In what has been a turbulent epoch for Barclays, Mr. Diamond’s resignation has been welcomed by financiers and politicians alike.
Diamond’s resignation comes after the discovery of interest rate manipulation, which saw Barclays traders attempt to influence submissions for personal gain, as well as deliberately lowering the rate of submission within the bank in order to improve market perception.
Barclays shares fell by a staggering 18% at one point last Thursday, a drop thought to have cost the bank over £4 billion. This plummeting is the biggest one day fall in 3 years.
Despite on Monday 2nd July claiming he was determined to stay, Diamond’s 15 year career at Barclays and 18 months as CEO concluded on Tuesday under a rather large cloud.
In a time when recovery and stabilisation for the economy is a priority of the treasury, such damning evidence of corruption in a major high street bank is a major blow.
Politicians have slandered the actions of Bob Diamond and Barclays, with David Cameron and George Osborne yesterday stating there would be a full parliamentary investigation into the scandal.
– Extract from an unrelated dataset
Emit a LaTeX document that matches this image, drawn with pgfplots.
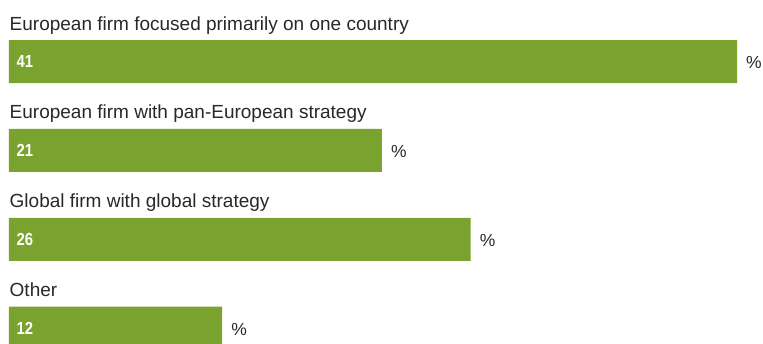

Labour leader Ed Miliband highlighted the need for thorough examination of the practices of high street banks, saying ‘this is about the culture and practices of the entire banking system which is why we need an independent, open, judge-led, public inquiry’.
One feels this may not be the last we hear about certain illicit practices within the banking world, and Bob Diamond may be the first of a long list of names who may be thrown into professional jeopardy.